“White Boy Rick” sirve un drama criminal común y corriente
No hay nada extraordinario en la verdadera historia de “Richard Wersh”, por más que la película trate de justificar su existencia.
“White Boy Rick” era el alias de un muchacho de Detroit que en la década de los 80 fue informante del FBI, vendedor de armas y traficante de drogas, hasta que eventualmente lo arrestaron y condenaron a cadena perpetua. Fin.
Mientras esta reductiva simplificación se podría aplicar a cualquier película, el argumento de White Boy Rick es así de banal y común, un recuento cinematográfico de la breve carrera criminal de Richard Wersh, hijo. El único factor que distingue su caso es que Wersh cometió todas estas fechorías en su adolescencia, entre los 15 y 17 años de edad, pero aun así, todos sabemos que hay miles de “White Boy Ricks” allá afuera haciendo exactamente lo mismo. El mayor fracaso de la película que lleva su apodo es que jamás justifica por qué su historia merecía ser llevada al cine.
De hecho, mientras más uno pondera esa pregunta y examina cómo las razas son expuestas en pantalla, más problemático se torna el filme. “White Boy Rick” es -como bien señala su sobrenombre- un chamaquito blanco que se mueve dentro de círculos compuestos principalmente por personas de raza negra que también están involucradas en el trasiego de drogas. Sin embargo, estos personajes secundarios no son más que meros estereotipos y caricaturas, gatilleros con “bling-bling” y mujeres de vídeos de vídeos de trap. Pero no “White Boy”. “White Boy” solo quiere ayudar a su familia a salir del hoyo, y al pobre no le queda de otra que ponerse a vender cocaína en las esquinas.
“Si a ti te arrestan, tu condena es blanca. Si a mí me arrestan, mi condena es negra”, le dice el bichote del barrio -interpretado por Jonathan Majors- a “Rick” cuando este empieza a meter el pie en el bajo mundo. Y lo cierto es que “Rick” acabó con una “condena negra” a causa de una ley que sentenciaba a cadena perpetua a cualquier persona encontrada en posesión de más de 650 miligramos de cocaína. Sin embargo, si la intención del largometraje es arrojar luz sobre las injusticias y prejuicios del sistema judicial estadounidense, resulta absurdo presentarlo utilizando el caso de un muchacho blanco como ejemplo, más cuando las minorías son las principales víctimas de estas abusivas sentencias.
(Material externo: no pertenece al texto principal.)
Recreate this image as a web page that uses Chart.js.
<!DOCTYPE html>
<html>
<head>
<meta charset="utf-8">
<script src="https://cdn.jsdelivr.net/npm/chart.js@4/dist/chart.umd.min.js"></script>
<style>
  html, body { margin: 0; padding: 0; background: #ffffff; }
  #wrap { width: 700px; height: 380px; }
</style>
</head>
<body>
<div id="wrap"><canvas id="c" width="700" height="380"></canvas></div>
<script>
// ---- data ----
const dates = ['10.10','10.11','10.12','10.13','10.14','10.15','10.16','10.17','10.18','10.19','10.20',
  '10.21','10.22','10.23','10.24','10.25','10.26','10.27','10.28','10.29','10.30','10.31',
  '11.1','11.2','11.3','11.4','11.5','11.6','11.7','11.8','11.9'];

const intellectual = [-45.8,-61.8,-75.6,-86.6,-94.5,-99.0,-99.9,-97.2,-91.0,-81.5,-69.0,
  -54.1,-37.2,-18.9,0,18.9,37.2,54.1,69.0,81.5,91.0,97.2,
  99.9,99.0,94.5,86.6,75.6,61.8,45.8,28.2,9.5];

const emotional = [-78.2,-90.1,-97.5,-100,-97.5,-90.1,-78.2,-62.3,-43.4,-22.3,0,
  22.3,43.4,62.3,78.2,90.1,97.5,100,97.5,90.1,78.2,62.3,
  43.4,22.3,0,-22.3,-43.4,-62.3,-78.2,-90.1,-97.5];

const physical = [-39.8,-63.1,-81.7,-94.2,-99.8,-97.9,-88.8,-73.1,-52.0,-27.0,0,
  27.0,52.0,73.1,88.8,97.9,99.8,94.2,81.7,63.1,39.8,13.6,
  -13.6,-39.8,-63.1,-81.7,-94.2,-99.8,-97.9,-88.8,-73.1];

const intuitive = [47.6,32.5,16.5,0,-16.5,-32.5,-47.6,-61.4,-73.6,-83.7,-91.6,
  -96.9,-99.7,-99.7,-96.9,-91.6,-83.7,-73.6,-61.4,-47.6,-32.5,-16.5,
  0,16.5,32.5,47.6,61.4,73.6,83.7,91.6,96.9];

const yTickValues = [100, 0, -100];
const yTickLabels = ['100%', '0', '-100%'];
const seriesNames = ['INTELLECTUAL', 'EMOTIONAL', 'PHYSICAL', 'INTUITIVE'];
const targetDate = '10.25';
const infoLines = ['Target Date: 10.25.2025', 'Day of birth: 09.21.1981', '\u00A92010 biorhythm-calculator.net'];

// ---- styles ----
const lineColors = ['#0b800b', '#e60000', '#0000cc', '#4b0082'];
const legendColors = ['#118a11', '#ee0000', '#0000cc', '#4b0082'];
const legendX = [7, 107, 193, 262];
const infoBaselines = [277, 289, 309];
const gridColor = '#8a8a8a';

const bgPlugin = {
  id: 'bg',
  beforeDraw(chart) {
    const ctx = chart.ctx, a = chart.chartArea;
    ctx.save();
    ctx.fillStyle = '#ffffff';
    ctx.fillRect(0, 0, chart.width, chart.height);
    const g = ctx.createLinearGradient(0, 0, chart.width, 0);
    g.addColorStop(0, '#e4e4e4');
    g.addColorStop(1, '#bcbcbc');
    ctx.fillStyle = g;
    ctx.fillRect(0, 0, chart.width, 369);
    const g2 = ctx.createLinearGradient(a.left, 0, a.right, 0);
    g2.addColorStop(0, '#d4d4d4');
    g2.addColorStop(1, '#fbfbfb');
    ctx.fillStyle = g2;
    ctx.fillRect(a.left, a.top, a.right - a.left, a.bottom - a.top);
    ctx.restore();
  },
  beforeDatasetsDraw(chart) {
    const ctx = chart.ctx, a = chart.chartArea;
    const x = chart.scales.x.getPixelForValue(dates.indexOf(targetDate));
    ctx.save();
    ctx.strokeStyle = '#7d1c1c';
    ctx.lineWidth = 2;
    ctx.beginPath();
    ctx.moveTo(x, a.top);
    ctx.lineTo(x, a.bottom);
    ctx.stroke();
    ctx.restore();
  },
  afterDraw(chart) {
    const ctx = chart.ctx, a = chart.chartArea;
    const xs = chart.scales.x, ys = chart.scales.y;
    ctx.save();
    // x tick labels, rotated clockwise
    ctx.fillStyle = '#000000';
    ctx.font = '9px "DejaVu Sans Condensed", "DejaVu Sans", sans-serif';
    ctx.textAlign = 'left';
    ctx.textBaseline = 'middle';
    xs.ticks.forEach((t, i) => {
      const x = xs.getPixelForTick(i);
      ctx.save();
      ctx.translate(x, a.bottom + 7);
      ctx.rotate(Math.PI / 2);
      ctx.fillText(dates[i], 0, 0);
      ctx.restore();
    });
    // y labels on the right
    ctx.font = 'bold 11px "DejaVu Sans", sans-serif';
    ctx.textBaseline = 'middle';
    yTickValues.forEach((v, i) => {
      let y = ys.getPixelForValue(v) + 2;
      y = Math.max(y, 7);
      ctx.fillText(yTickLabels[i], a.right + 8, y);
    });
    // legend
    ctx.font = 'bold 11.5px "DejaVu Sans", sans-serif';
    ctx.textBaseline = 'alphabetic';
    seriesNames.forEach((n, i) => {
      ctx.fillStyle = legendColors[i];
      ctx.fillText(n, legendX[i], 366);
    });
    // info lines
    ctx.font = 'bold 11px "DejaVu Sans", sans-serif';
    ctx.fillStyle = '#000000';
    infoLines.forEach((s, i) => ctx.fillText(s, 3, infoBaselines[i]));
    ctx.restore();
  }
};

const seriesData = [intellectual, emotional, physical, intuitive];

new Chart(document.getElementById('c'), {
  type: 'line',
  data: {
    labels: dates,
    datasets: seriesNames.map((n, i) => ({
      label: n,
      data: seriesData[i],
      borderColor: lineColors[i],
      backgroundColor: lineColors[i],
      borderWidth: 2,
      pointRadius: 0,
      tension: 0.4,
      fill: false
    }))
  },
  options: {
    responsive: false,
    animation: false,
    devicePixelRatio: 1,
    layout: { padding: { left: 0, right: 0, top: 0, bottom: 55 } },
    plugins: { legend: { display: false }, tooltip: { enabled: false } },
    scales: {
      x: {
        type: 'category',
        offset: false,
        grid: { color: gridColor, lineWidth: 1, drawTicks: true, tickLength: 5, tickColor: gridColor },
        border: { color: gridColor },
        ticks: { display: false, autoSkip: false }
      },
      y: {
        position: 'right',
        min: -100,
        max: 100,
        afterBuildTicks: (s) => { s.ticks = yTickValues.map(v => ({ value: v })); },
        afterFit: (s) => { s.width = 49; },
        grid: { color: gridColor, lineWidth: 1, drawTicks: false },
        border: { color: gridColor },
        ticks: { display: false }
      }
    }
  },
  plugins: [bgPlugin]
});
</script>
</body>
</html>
Por más errada que pueda ser tanto la propuesta como la ejecución del filme, este no está exento de sus virtudes. Los actores principales están muy bien, en especial Matthew McConaughey como el padre de “Rick”, quien se esmera por interpretar a un perdedor compungido, y Bel Powley como la hermana drogadicta. En su debut en pantalla, Richie Merritt, como “White Boy Rick”, exhibe la naturalidad de alguien sin experiencia histriónica. Si es así, es porque la realidad es que no la tiene, algo que funciona a favor del grado de autenticidad que persigue la producción y que también se ve en la dirección de Yann Demange, que en ningún momento hace ver como atractiva ni divertida la vida de su protagonista, algo de lo que suelen pecar muchos de estos dramas criminales.
Pero incluso con todo lo que hace bien, White Boy Rick nunca logra despegar. La película carece de impulso que mueva la historia hacia adelante, mientras que Demange y Merrit no consiguen hacer del personaje principal un sujeto cautivante. No hay nada en la vida de Richard Wersh que exigía un tratamiento cinematográfico. Bastaba con leer un artículo noticioso.